ALLEN GINSBERG: THE CROOKED FLOWER
at the Garage
Strange thing, seeing an actor portray a person who's not yet dead. Of course, there are plenty of plays about dead poets: Carl Sandburg, Emily Dickinson, Sylvia Plath, to name a few. But when you perform the poetry of a living person--especially if that person is Allen Ginsberg, who still does a great job of playing himself, writing and performing poems about his life--you're up against some pretty stiff competition.
That being said, I'm not sure whether Peter Carpenter is really trying to play Ginsberg in his one-man show, Allen Ginsberg: The Crooked Flower. I'm not sure exactly what he's trying to do, but whatever it is he makes a valiant and heartfelt effort.
Carpenter is a singer, dancer, writer, and actor; he's also young, smitten with Ginsberg's words, and even more taken by the poet's sexual affairs with the likes of Neal Cassady and Peter Orlovsky. But his infatuation seems puppy love, an exaggerated wonderment that such words could be spoken about such things, and isn't it all deep and wonderful? Well, yes, it is, but Carpenter doesn't probe far enough into Ginsberg's life or work to bring that out.
The show opens with Ginsberg's poem "America." Swinging a bare light bulb in a circle above his head Carpenter exclaims, "America! I've given you all and now I'm nothing." He continues to recite, shining the light on his face, shining it in the faces of his audience: "America! What's wrong? Why are your libraries full of tears?" Is Carpenter blaming us, the 11 PM audience consisting primarily of other actors and like-minded spirits? Are we the problem?
Throughout the performance Carpenter's youthful infatuation with Ginsberg's work gets in the way of any real connection with it. The problem is most evident when he performs a letter Ginsberg wrote to Cassady after their sexual relationship had dissolved. Carpenter's delivery is interesting enough. He begins speaking calmly and collectedly from a chair in the middle of the stage, then, as the letter grows more frantic, he stands behind the chair, bending knock-kneed over the back.
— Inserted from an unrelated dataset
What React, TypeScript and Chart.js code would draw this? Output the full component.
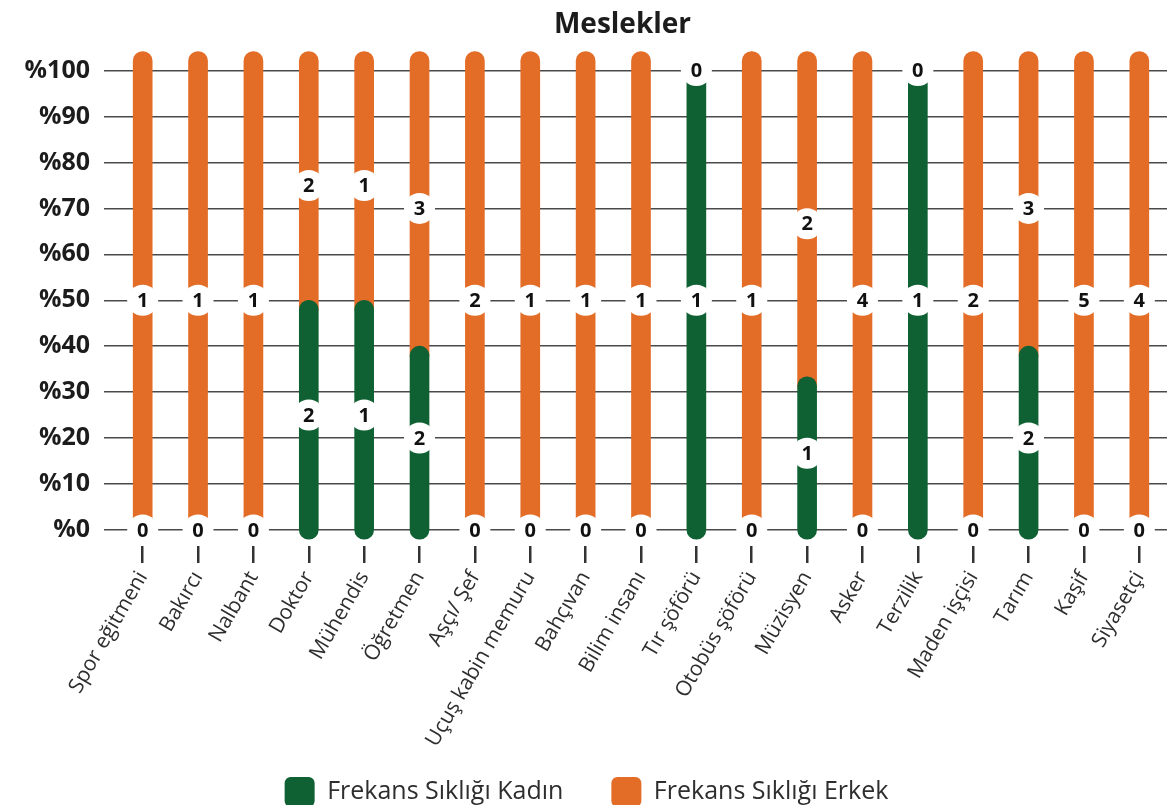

But he delivers the lines (as he does throughout) with a certain reverence, almost as if they were holy. And frankly, with lines like "I hate and fear you so much that I will do anything to win you again" and "I had depended on you to take care of me for love of me," the letter is an embarrassment. Even Ginsberg's biographers exclude large portions of it, dismissing it as maudlin. Is Carpenter telling us that, like Ginsberg, we're all idiots when it comes to love? Or simply that the neurotic poet is more idiotic than most? Do we need to know this? It sheds no light on Ginsberg's character nor does it offer any insight into homosexual love, an important issue Carpenter alludes to throughout but never tackles directly.
As he recites a lot of the poems Carpenter dances. This is a difficult thing to do without seeming preposterously pretentious. But he pulls it off. (He doesn't need to unbutton his shirt to show a black leotard underneath, though. A loose-fitting shirt would have worked just as well, and would have eliminated the need for this overdone gesture.) And that's most of the charm of Allen Ginsberg: The Crooked Flower. Carpenter leaps around and recites Ginsberg's poetry in a charming but naive manner, all for love of him. As Ginsberg often does, Carpenter lights a candle and burns some incense. Though the evening provides little insight into the work of this fascinating poet, it does provide an entertaining introduction.